The Credit Agreement, which expires on June 5, 2022, has no principal payment schedule, but instead requires that any outstanding principal be repaid by the expiration date. Federated, however, may elect to make discretionary principal payments. As of June 30, 2019 and December 31, 2018, the amounts outstanding under the revolving credit facility were $125 million and $135 million, respectively, and were recorded as Long-Term Debt on the Consolidated Balance Sheets. The interest rate was 3.565% and 3.474% as of June 30, 2019 and December 31, 2018, respectively, which was calculated at LIBOR plus a spread. The commitment fee under the Credit Agreement currently is 0.125% per annum on the daily unused portion of each Lender's commitment. As of June 30, 2019, Federated has $250 million available for borrowings.

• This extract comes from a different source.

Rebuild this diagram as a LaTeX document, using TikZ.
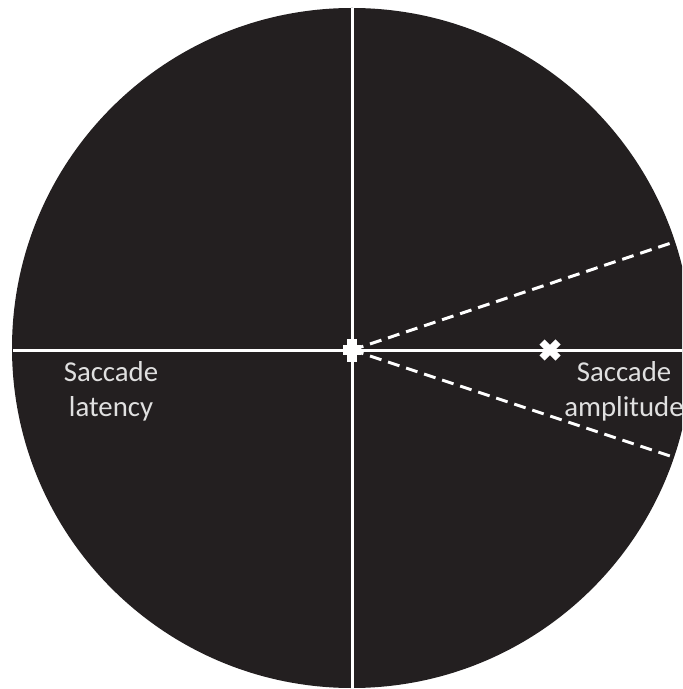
\documentclass[tikz,border=0pt]{standalone}
\usepackage{fontspec}
\setmainfont{Carlito}
\begin{document}
\begin{tikzpicture}[x=0.5pt,y=-0.5pt,
  guide/.style={white,line width=1.5pt},
  sector/.style={white,line width=1.5pt,dash pattern=on 6pt off 3.5pt},
  label/.style={text=white!88!black,font=\fontsize{14.4pt}{17.5pt}\selectfont,align=center,inner sep=0pt}]
\useasboundingbox (0,0) rectangle (682,689);
\clip (0,0) rectangle (682,689);
\fill[white] (0,0) rectangle (682,689);
% visual field disc
\fill[fill={rgb,255:red,35;green,31;blue,32}] (352,348) circle[radius=170pt];
% reference points
\coordinate (c) at (352,350);
\coordinate (top) at (352,8);
\coordinate (bot) at (352,689);
\coordinate (left) at (13,350);
\coordinate (right) at (682,350);
\coordinate (up) at (674,242);
\coordinate (dn) at (673,457);
% meridians
\draw[guide] (top) -- (bot);
\draw[guide] (left) -- (right);
% amplitude sector
\draw[sector] (c) -- (up);
\draw[sector] (c) -- (dn);
% fixation cross
\fill[white] (343,345) rectangle (361,355);
\fill[white] (347,339) rectangle (357,362);
% target
\coordinate (t) at (550,350);
\draw[white,line width=3.6pt] ([shift={(-8,-8)}]t) -- ([shift={(8,8)}]t);
\draw[white,line width=3.6pt] ([shift={(-8,8)}]t) -- ([shift={(8,-8)}]t);
% labels
\node[label] (lat) at (111,391) {Saccade\\latency};
\node[label] (amp) at (624,391) {Saccade\\amplitude};
\end{tikzpicture}
\end{document}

The Credit Agreement includes representations and warranties, affirmative and negative financial covenants, including an interest coverage ratio covenant and a leverage ratio covenant, reporting requirements and other non-financial covenants. Federated was in compliance with all covenants at and during the six months ended June 30, 2019 (see the Liquidity and Capital Resources section of Management's Discussion and Analysis of Financial Condition and Results of Operations for additional information). The Credit Agreement also has certain stated events of default and cross default provisions which would permit the lenders/counterparties to accelerate the repayment of debt outstanding if not cured within the applicable grace periods. The events of default generally include breaches of contract, failure to make required loan payments, insolvency, cessation of business, notice of lien or assessment, and other proceedings, whether voluntary or involuntary, that would require the repayment of amounts borrowed. The Credit Agreement also requires certain subsidiaries to enter into a Second Amended and Restated Continuing Agreement of Guaranty and Suretyship to guarantee payment of all obligations incurred through the Credit Agreement.